### SOURCE EXCERPT

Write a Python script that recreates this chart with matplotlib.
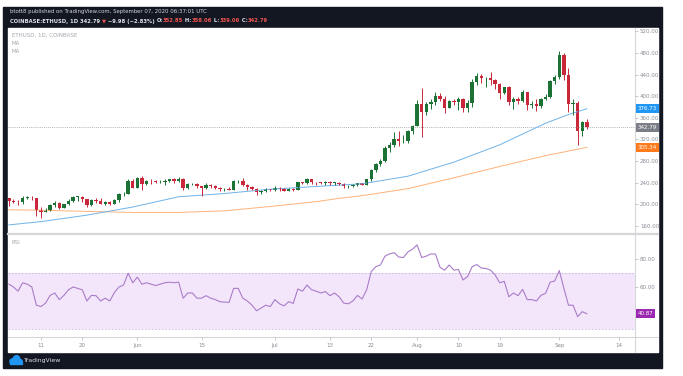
import matplotlib
matplotlib.use('Agg')
import matplotlib.pyplot as plt
from matplotlib.patches import Rectangle, Circle
import numpy as np

W, H = 683, 376
DARK = '#131722'
UP, DOWN = '#1c7234', '#c9283a'

# daily ETHUSD candles, index 0 = 4 May 2020 ... index 126 = 7 Sep 2020
opens = [211, 207, 205, 204, 212, 212, 211, 189, 186, 190, 199, 203, 194, 200, 207, 214, 214, 209, 198, 208,
         207, 201, 205, 201, 208, 219, 220, 244,
         231, 248, 237, 244, 243, 241, 242, 244, 246, 244, 247, 231, 237, 238, 233, 231, 235, 234, 231, 228,
         229, 227, 243, 244, 235, 232, 229, 222, 225, 228,
         226, 231, 229, 225, 229, 227, 241, 239, 246, 242, 241, 240, 242, 240, 240, 238, 233, 233, 236, 239,
         236, 246, 263, 275, 280, 305, 310, 321, 317, 318, 335,
         345, 386, 370, 386, 389, 401, 395, 379, 391, 390, 395, 378, 387, 427, 437, 433, 434, 429, 423, 406,
         416, 389, 395, 391, 408, 383, 386, 381, 394, 399, 428,
         435, 477, 440, 385, 387, 335, 352.85]
highs = [211, 210, 208, 215, 216, 215, 212, 195, 193, 200, 206, 204, 201, 210, 215, 216, 215, 210, 210, 211,
         212, 206, 207, 209, 221, 222, 246, 247,
         250, 253, 245, 246, 245, 245, 246, 247, 248, 250, 249, 240, 239, 239, 233, 239, 238, 235, 232, 230,
         232, 245, 245, 248, 237, 233, 230, 227, 230, 229,
         233, 232, 230, 230, 230, 242, 241, 248, 247, 242, 242, 243, 244, 242, 241, 239, 235, 237, 240, 240,
         247, 265, 277, 283, 307, 315, 334, 335, 328, 337, 347,
         393, 415, 390, 394, 407, 406, 400, 392, 395, 398, 397, 392, 431, 442, 441, 436, 445, 431, 425, 417,
         418, 398, 398, 412, 408, 391, 394, 396, 404, 430, 440,
         484, 479, 452, 395, 391, 354, 358.06]
lows = [197, 202, 199, 200, 209, 208, 178, 175, 185, 188, 195, 192, 193, 198, 205, 207, 205, 195, 197, 202,
        200, 198, 199, 200, 205, 215, 219, 230,
        230, 227, 235, 237, 239, 240, 235, 242, 240, 242, 226, 229, 235, 231, 216, 229, 231, 229, 225, 225,
        227, 227, 240, 233, 227, 226, 218, 220, 222, 224,
        225, 224, 224, 224, 225, 226, 237, 238, 238, 236, 237, 236, 236, 235, 236, 230, 231, 232, 234, 235,
        236, 244, 260, 270, 278, 296, 306, 308, 313, 313, 330,
        345, 325, 365, 376, 383, 391, 369, 378, 383, 375, 370, 371, 380, 420, 425, 416, 420, 413, 395, 404,
        383, 376, 386, 390, 375, 379, 372, 378, 392, 397, 423,
        432, 430, 370, 365, 309, 326, 339.06]
closes = [207, 205, 204, 212, 212, 211, 189, 186, 190, 199, 203, 194, 200, 207, 214, 214, 209, 198, 208, 207,
          201, 205, 201, 208, 219, 220, 244, 231,
          248, 237, 244, 243, 241, 242, 244, 246, 244, 247, 231, 237, 238, 233, 231, 235, 234, 231, 228, 229,
          227, 243, 244, 235, 232, 229, 222, 225, 228, 226,
          231, 229, 225, 229, 227, 241, 239, 246, 242, 241, 240, 242, 240, 240, 238, 233, 233, 236, 239, 236,
          246, 263, 275, 280, 305, 310, 321, 317, 318, 335, 345,
          386, 370, 386, 389, 401, 395, 379, 391, 390, 395, 378, 387, 427, 437, 433, 434, 429, 423, 406, 416,
          389, 395, 391, 408, 383, 386, 381, 394, 399, 428, 435,
          477, 440, 385, 387, 335, 352.77, 342.79]

# moving averages (day index, value)
ma_blue_idx = [0, 7, 17, 27, 37, 47, 57, 67, 77, 87, 97, 107, 117, 122, 126]
ma_blue_val = [162, 168, 180, 195, 214, 220, 228, 233, 238, 252, 278, 310, 350, 366, 376.73]
ma_orange_idx = [0, 7, 17, 27, 37, 47, 57, 67, 72, 77, 87, 97, 107, 117, 126]
ma_orange_val = [190, 189, 187, 185, 185, 188, 196, 205, 211, 216, 229, 249, 270, 290, 305.34]

# RSI, one value per day
rsi = [62, 60, 57, 63, 62, 60, 47,
       46, 48.5, 54, 55.7, 51, 54, 58, 60, 59, 58,
       50, 54, 53.8, 50, 52, 50, 56, 60, 61.4, 69.8,
       63, 67, 62, 63, 62, 61, 62, 63, 63.4, 63,
       63.5, 52, 55.7, 55.7, 52, 52, 53.8, 52, 51, 49.5,
       49.2, 49, 59, 59, 52, 50, 47, 43, 45, 47,
       46, 51, 48, 46.5, 49.5, 48.3, 58.6, 57, 61.4, 58,
       57, 55.7, 56.7, 53.8, 55.7, 53, 48.5, 48, 50, 54,
       51.4, 58, 71, 74.5, 75.7, 82, 83.6, 84.5, 81.4, 81,
       85, 87, 90, 81, 82, 83.6, 83.5, 74, 72, 75.7,
       72, 72.5, 65, 67.4, 74.5, 76, 73.5, 73.2, 72, 68.6,
       63, 64, 53, 55.7, 53.8, 58.3, 51, 51, 50, 54,
       55.5, 63.4, 64.3, 71.7, 59, 47, 47, 38.8, 42.4, 40.87]

tick_pos = [7, 16, 28, 42, 58, 70, 79, 89, 98, 107, 120, 133]
tick_lbl = ['11', '20', 'Jun', '15', 'Jul', '13', '22', 'Aug', '10', '19', 'Sep', '14']


def fbox(x0, y0, x1, y1):
    # pixel box -> figure fractions
    return [x0 / W, 1 - y1 / H, (x1 - x0) / W, (y1 - y0) / H]


fig = plt.figure(figsize=(6.83, 3.76), dpi=100)
fig.patch.set_facecolor('white')

bg = fig.add_axes([0, 0, 1, 1])
bg.set_xlim(0, W)
bg.set_ylim(H, 0)
bg.axis('off')
bg.add_patch(Rectangle((3, 7), 659, 361, color=DARK))
bg.add_patch(Rectangle((8, 28), 650, 324, color='white'))
bg.plot([8, 658], [233.5, 233.5], color='#d5d6da', lw=1.6)
bg.plot([8, 658], [337, 337], color='#d5d6da', lw=0.8)
bg.plot([635, 635], [28, 352], color='#d5d6da', lw=0.8)

# header
bg.text(10, 12, 'btott8 published on TradingView.com, September 07, 2020 06:37:01 UTC',
        fontsize=3.9, va='center', color='#d1d4dc')
pieces = [('COINBASE:ETHUSD, 1D 342.79 ', '#e0e3eb'), ('▼', '#ef5350'), (' −9.98 (−2.83%) ', '#e0e3eb'),
          ('O:', '#e0e3eb'), ('352.85', '#ef5350'), (' H:', '#e0e3eb'), ('358.06', '#ef5350'),
          (' L:', '#e0e3eb'), ('339.06', '#ef5350'), (' C:', '#e0e3eb'), ('342.79', '#ef5350')]
prev = bg.text(10, 21, pieces[0][0], fontsize=3.8, va='center', color=pieces[0][1], fontweight='bold')
for txt, col in pieces[1:]:
    prev = bg.annotate(txt, xy=(1, 0.5), xycoords=prev, va='center', ha='left', fontsize=3.8, color=col,
                       fontweight='bold')

# legend lines
for y, t in [(35, 'ETHUSD, 1D, COINBASE'), (43.5, 'MA'), (51.5, 'MA')]:
    bg.text(12, y, t, fontsize=4, color='#a3a6af', va='center')
bg.text(12, 243, 'RSI', fontsize=4, color='#a3a6af', va='center')

# logo
for cx, cy, r in [(12.5, 361.5, 2.6), (16.5, 359, 3.3), (20, 361.8, 2.3)]:
    bg.add_patch(Circle((cx, cy), r, color='#2196f3'))
bg.add_patch(Rectangle((10, 361.5), 12, 2.8, color='#2196f3'))
bg.text(23.5, 360.5, 'TradingView', fontsize=4.4, color='#e0e3eb', va='center')

x = np.arange(len(closes))
o, hi, lo, c = map(np.array, (opens, highs, lows, closes))
cols = np.where(c >= o, UP, DOWN)

ax = fig.add_axes(fbox(8, 28, 635, 233))
ax.set_facecolor('none')
for s in ax.spines.values():
    s.set_visible(False)
ax.set_xlim(-0.19, 136.5)
ax.set_ylim(147, 526)
ax.set_xticks([])
ax.yaxis.tick_right()
ax.set_yticks(range(160, 521, 40))
ax.set_yticklabels([f'{v:.2f}' for v in range(160, 521, 40)])
ax.tick_params(axis='y', length=2, width=0.5, color='#b2b5be', labelsize=4, labelcolor='#8a8d96', pad=1.5)

ax.axhline(closes[-1], color='#9598a1', lw=0.6, ls=(0, (1, 1.5)))
ax.plot(ma_orange_idx, ma_orange_val, color='#ffb27a', lw=0.7)
ax.plot(ma_blue_idx, ma_blue_val, color='#6fb3e8', lw=0.7)
ax.vlines(x, lo, hi, colors=cols, lw=0.7)
body = np.maximum(np.abs(c - o), 1.0)
ax.bar(x, body, bottom=np.minimum(o, c), width=0.74, color=cols)

for val, fc in [(ma_blue_val[-1], '#2196f3'), (closes[-1], '#7b7e86'), (ma_orange_val[-1], '#ff7a1a')]:
    ax.annotate(f'{val:.2f}', xy=(1.004, val), xycoords=('axes fraction', 'data'), fontsize=4, color='white',
                va='center', ha='left', annotation_clip=False,
                bbox=dict(boxstyle='square,pad=0.35', fc=fc, ec='none'))

ax2 = fig.add_axes(fbox(8, 234, 635, 337))
ax2.set_facecolor('none')
for s in ax2.spines.values():
    s.set_visible(False)
ax2.set_xlim(-0.19, 136.5)
ax2.set_ylim(24.3, 97.8)
ax2.axhspan(30, 70, color='#f3e6fb', lw=0)
ax2.axhline(70, color='#c8b4d8', lw=0.6, ls=(0, (2, 2)))
ax2.axhline(30, color='#c8b4d8', lw=0.6, ls=(0, (2, 2)))
ax2.plot(x, rsi, color='#a97cc9', lw=0.8)
ax2.yaxis.tick_right()
ax2.set_yticks([60, 80])
ax2.set_yticklabels(['60.00', '80.00'])
ax2.tick_params(axis='y', length=2, width=0.5, color='#b2b5be', labelsize=4, labelcolor='#8a8d96', pad=1.5)
ax2.set_xticks(tick_pos)
ax2.set_xticklabels(tick_lbl)
ax2.tick_params(axis='x', length=2, width=0.5, color='#b2b5be', labelsize=4, labelcolor='#8a8d96', pad=2)
ax2.annotate(f'{rsi[-1]:.2f}', xy=(1.004, rsi[-1]), xycoords=('axes fraction', 'data'), fontsize=4,
             color='white', va='center', ha='left', annotation_clip=False,
             bbox=dict(boxstyle='square,pad=0.35', fc='#9c27b0', ec='none'))

fig.savefig('out.png', dpi=100)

### WHAT NEEDS TO BE DONE
Up to and including the line with "UP, DOWN = '#1c7234', '#c9283a'", copy the data above from its first line. Skip pictures.

### REPLY
Write a Python script that recreates this chart with matplotlib.
import matplotlib
matplotlib.use('Agg')
import matplotlib.pyplot as plt
from matplotlib.patches import Rectangle, Circle
import numpy as np

W, H = 683, 376
DARK = '#131722'
UP, DOWN = '#1c7234', '#c9283a'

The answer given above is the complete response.